While we’re looking forward, it’s also good to look at one of the current strengths of .NET. There are currently 1.8 billion active installs of .NET. That’s a very large number by any measure and a great base of desktop and server machines on which to run your apps.
TechEd .NET Announcements
Here’s a quick rundown of the .NET announcements that we shared at TechEd.
- .NET vNext
- ASP.NET vNext (MVC, Web API and Web Pages 6; EF 7; SignalR 3)
- .NET Framework 4.5.2
- .NET Native Developer preview 2 – x86 support
- .NET Next Generation JIT CTP 4 – supported on Windows 7
- Better support for Xamarin in .NET PCL NuGet Packages
- ApiPort API Portablity Analyzer
- Client Libraries for Office 365 REST APIs
.NET vNext
TechEd is the first time we’re talking about .NET vNext, as the next major release of the .NET Framework. At Build and TechEd, we’ve shared many of the features and components that you can expect in the next release. You will be able to compile C# 6 and VB with the Roslyn compilers, host ASP.NET vNext apps on the server or cloud, compile your Windows Store apps with the .NET Native ahead of time compiler, and enjoy faster desktop and server apps with the Next Generation JIT.
We’ve optimized .NET for the mobile-first and cloud-first development options that have become more common today. Device and cloud apps come with significant user expectations around performance, and also run in more specialized hardware/virtual environments.
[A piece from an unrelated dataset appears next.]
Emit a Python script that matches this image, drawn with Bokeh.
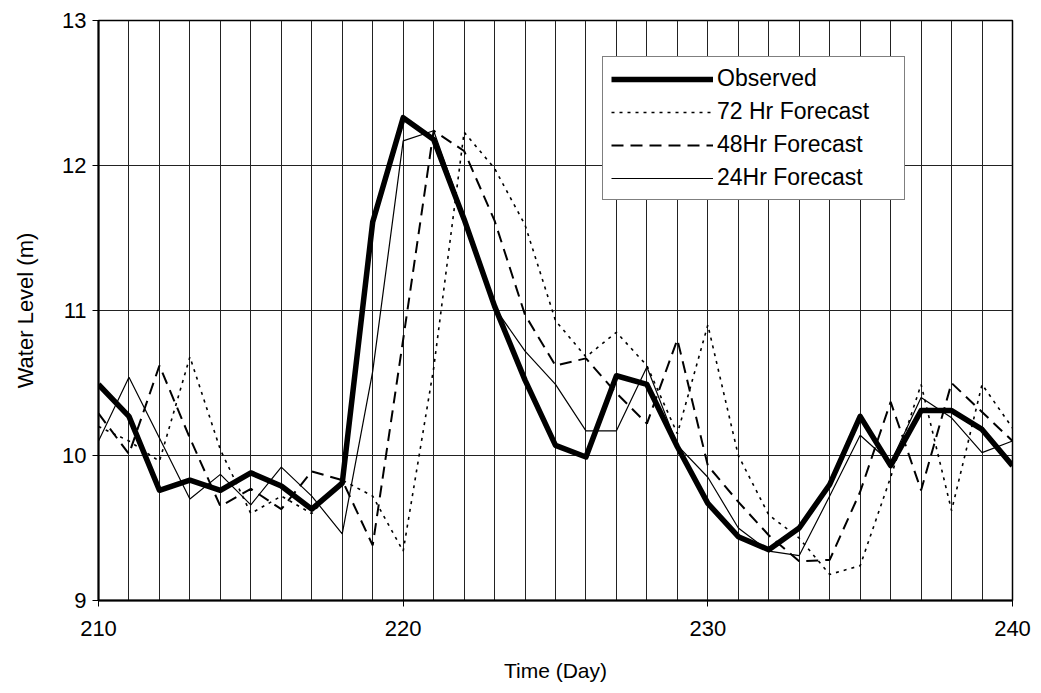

For Windows Store apps, we built the .NET native ahead of time compiler. For cloud apps, we’ve developed a cloud optimized mode.
.NET vNext will have a cloud optimized mode that enables you to deploy your apps with a copy of the .NET Framework libraries they need. Since the runtime and framework libraries are deployed on an app-basis, each app can run different versions of .NET vNext side-by-side and upgrade separately, all on the same machine. These libraries have been slimmed down significantly to reduce the footprint of the framework, and will be distributed via NuGet. Also, libraries such as WPF and Windows Forms have been removed from this mode.
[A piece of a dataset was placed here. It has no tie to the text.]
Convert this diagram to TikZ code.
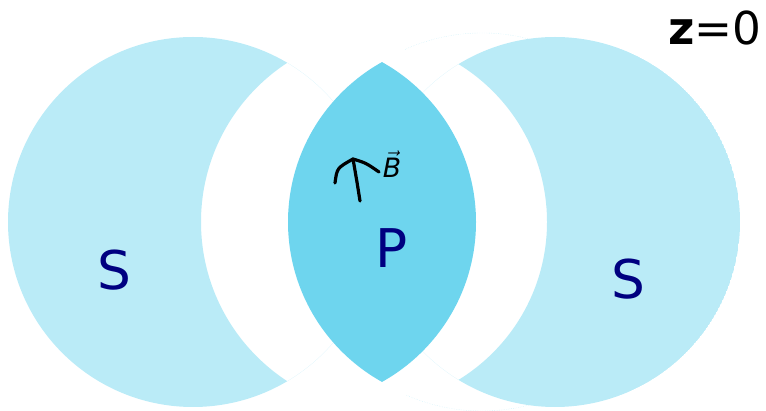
\documentclass[tikz,border=0pt]{standalone}
\usepackage{amsmath}
\usepackage{fontspec}
\setmainfont{DejaVu Sans}
\usepackage{tikz}
\usetikzlibrary{calc}
\definecolor{PaleCyan}{RGB}{186,235,247}
\definecolor{LensCyan}{RGB}{110,213,238}
\definecolor{NavyText}{RGB}{0,0,128}
\tikzset{
	region label/.style={text=NavyText, inner sep=0pt, font=\fontsize{40}{48}\selectfont},
	hand stroke/.style={line width=2.4pt, line cap=round, line join=round}
}
\begin{document}
\begin{tikzpicture}[x=0.75pt, y=0.75pt]
			\useasboundingbox (0,0) rectangle (766,410);
			
			\coordinate (CL) at (193,188);
			\coordinate (CR) at (555,188);
			
			% 左侧 S 区
			\begin{scope}
				\clip (CL) circle (185);
				\fill[PaleCyan, even odd rule] (CL) circle (185) (391,188) circle (190);
			\end{scope}
			% 右侧 S 区
			\begin{scope}
				\clip (CR) circle (185);
				\fill[PaleCyan, even odd rule] (CR) circle (185) (362,188) circle (185);
			\end{scope}
			\draw[LensCyan!45, densely dotted, line width=0.3pt] (482,188) ++(114:189) arc (114:-114:189);
			
			% 中间 P 区
			\begin{scope}
				\clip (293,188) circle (183);
				\fill[LensCyan] (471,188) circle (183);
			\end{scope}
			
			\node[region label] (sleft) at (114,140) {S};
			\node[region label] (sright) at (628,131) {S};
			\node[region label] (plabel) at (392,162) {P};
			\node[inner sep=0pt, anchor=base east, font=\fontsize{34}{40}\selectfont] (zlabel) at (762,365) {{\bfseries z}=0};
			
			% 手画的磁场箭头
			\coordinate (Bfoot) at (360,209);
			\coordinate (Btip) at (353,251);
			\draw[hand stroke] (Bfoot) .. controls (357,228) .. (Btip);
			\draw[hand stroke] (Btip) .. controls (337,242) .. (335,227);
			\draw[hand stroke] (Btip) .. controls (366,247) .. (379,238);
			\node[inner sep=0pt, font=\fontsize{20}{24}\selectfont] (blabel) at (392,246) {$\vec{\text{\itshape B}}$};
		\end{tikzpicture}
\end{document}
We’re developing this with cross-platform in mind, including an active collaboration with Xamarin to ensure that cloud-optimized .NET applications can run on Mac or Linux on top of the Mono runtime. The great productivity of .NET and ASP.NET can be available to teams working in mixed development environments.
ASP.NET vNext
ASP.NET vNext is our big announcement at TechEd. We’ve updated many aspects of ASP.NET to make ASP.NET apps easier to build and perform significantly better. We’ve considered sites and services that get infrequent traffic and those that get bombarded by visitors all day long. We’ve also opened up new scenarios that were just not possible with ASP.NET before.
We’ve designed ASP.NET with a key set of design principles in mind:
- Cloud-ready out of the box
- A single programming model for Web sites and services
- Low-latency developer experience
- Make high-performance and high-productivity APIs and patterns available – enable them both to be used and compose together within a single app
- Fine-grained control available via command-line tools and standard file formats
- Delivered via NuGet
- Release as open source via the .NET Foundation
- Can run on Mono, on Mac and Linux
ASP.NET vNext includes updated versions of MVC, Web API, Web Pages, SignalR and EF. The key improvement with these frameworks is that MVC, Web API and Web Pages have been merged into a single programming model. For example, there’s now unified controller and routing concepts between all three. You can now have a single controller that returns both MVC views and formatted Web API responses, on the same HTTP verb.
ASP.NET vNext apps are cloud ready by design. Services such as session state and caching adjust their behavior depending on whether the app is running in the cloud or in a traditional hosting environment, while providing a consistent API. We use dependency injection behind the scenes to provide your app with the correct implementation for these services. Using this approach, it is really easy to move your app from on-premises to the cloud, since our code changes, not yours.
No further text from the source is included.